After lunch, things got worse.

I took that fall I mentioned above. With my head hurting and my knee sore, I then erred and followed my husband down a run I describe as nothing short of death-defying. I was going so fast, that fear took over, and I decided to take myself out.

Now I was soured. It was only day two. I’d entered into the emotional cycle Kelley and Connor aptly call Informed Pessimism.

I was acutely aware of the pain and potential cost of my goal. I wanted out of the discomfort – this Valley of Despair. I walked back to the lodge.

At that moment, my husband and eldest daughter looked at me as tears began to sting my eyes.

My daughter stood up and put her arm around me. She led me back out to the mountain. “Mom, you got to end today on a good note,” she said.

And I did. I finished without an injury that would take me out for good. It was a small win.

I woke up the third day feeling more positive. I decided to take my first run of the day alone. I noticed a small improvement and became hopeful. My consistent and committed actions were bearing fruit. I had entered the third stage: Hopeful Realism.

By the end of the day, my likelihood of success seemed much brighter. I was entering Kelly and Connor’s fourth stage of the emotional cycle of change called: Informed Optimism.

In the afternoon on our fourth and last day, I called the family together and said it was time for us to head up to Morningstar.

I recall the chair lift seeming to go on forever.
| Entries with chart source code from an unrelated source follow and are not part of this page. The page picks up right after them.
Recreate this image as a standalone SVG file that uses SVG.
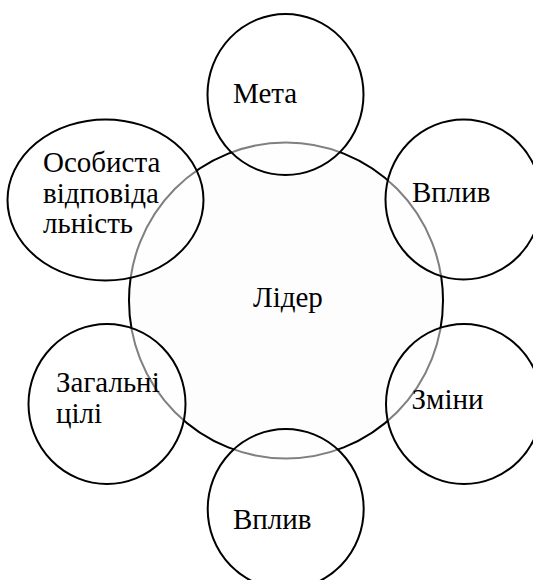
<svg xmlns="http://www.w3.org/2000/svg" width="533" height="580" viewBox="0 0 533 580" font-family="'Liberation Serif', serif" font-size="29">
<style>
.big{fill:#fdfdfd;stroke:#000;stroke-width:2}
.sm{fill:#fff;fill-opacity:0.5;stroke:#000;stroke-width:2}
</style>
<rect width="533" height="580" fill="#fff"/>
<g id="leader">
<ellipse class="big" cx="286" cy="300.5" rx="157" ry="158"/>
<text x="253" y="307" font-family="Liberation Serif">Лідер</text>
</g>
<g id="connectors"></g>
<g id="meta">
<ellipse class="sm" cx="285.5" cy="94.5" rx="78" ry="80.5"/>
<text x="233" y="103" font-family="Liberation Serif">Мета</text>
</g>
<g id="osob">
<ellipse class="sm" cx="105.5" cy="200" rx="98" ry="80.5"/>
<text x="43" y="172" font-family="Liberation Serif">Особиста</text>
<text x="43" y="203" font-family="Liberation Serif">відповіда</text>
<text x="43" y="233" font-family="Liberation Serif">льність</text>
</g>
<g id="vplyv1">
<ellipse class="sm" cx="463.5" cy="199.5" rx="78" ry="80"/>
<text x="412" y="202" font-family="Liberation Serif">Вплив</text>
</g>
<g id="zagalni">
<ellipse class="sm" cx="107" cy="404" rx="78.5" ry="80"/>
<text x="56" y="392" font-family="Liberation Serif">Загальні</text>
<text x="56" y="423" font-family="Liberation Serif">цілі</text>
</g>
<g id="zminy">
<ellipse class="sm" cx="464" cy="404" rx="78" ry="80"/>
<text x="411.5" y="408.5" font-family="Liberation Serif">Зміни</text>
</g>
<g id="vplyv2">
<ellipse class="sm" cx="285.7" cy="509" rx="78" ry="80"/>
<text x="233" y="528.5" font-family="Liberation Serif">Вплив</text>
</g>
</svg>
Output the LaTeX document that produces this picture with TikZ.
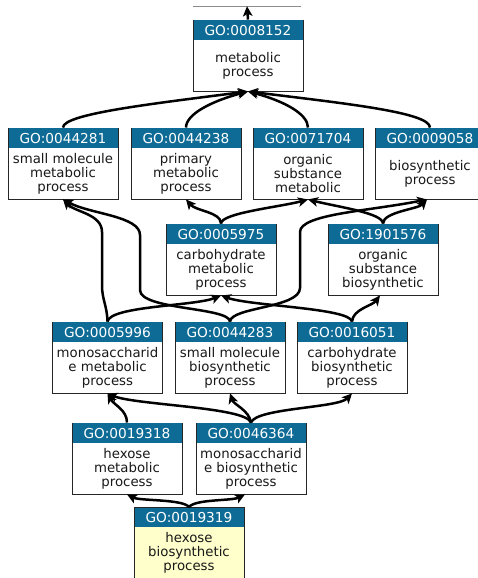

I thought we’d never reach the top. We got off and took a family picture before we headed down. I chuckled. “This is good for posterity in case I don’t make it,” I thought to myself.

Next thing you know, I was doing it! The actions that just three days earlier were difficult and uncomfortable felt more natural and automatic.

I was experiencing my breakthrough — the moment a limitation shifts and the impossible becomes possible. I had entered the fifth and final stage: Completion.

Now I know the life and business breakthroughs you desire this year may not occur within four days. But I share this story and the Emotional Cycle Of Change (ECOC) to prepare you so that when you enter into the Valley of Despair you don’t quit – instead you manage your emotions effectively.

When we realize that every breakthrough we have is going to go through these five emotional stages, it removes the uncertainty that causes our brain to get in our way and halt us.

When we are aware of the cycle, we know the next phase is coming and are less likely to get derailed by any negative emotions.

The good news is that every time we have a breakthrough it not only builds our capabilities but also our confidence! The problem is we tend to forget all of the breakthroughs we’ve had before and too often stop ourselves when we reach the Valley of Despair.

One way to avoid quitting when the struggle gets intense is to have a compelling vision. One you want so badly that you feel the joy of the outcome. Not the how and when; but the laughter, high-fives, and wows when you succeed!

These last two years have set the stage for change and breakthroughs in many of us. Maybe you’re feeling that it’s time for a breakthrough for you.

In Episode 88 of my podcast, Playing Full Out, I show you how to declare your breakthrough for 2022. I invite you to identify yours and remember that if you find yourself in the Valley of Despair to keep moving through it. It means you’re on track and halfway there!

Congratulations on making it this far! I am with you and rooting for you in 2022!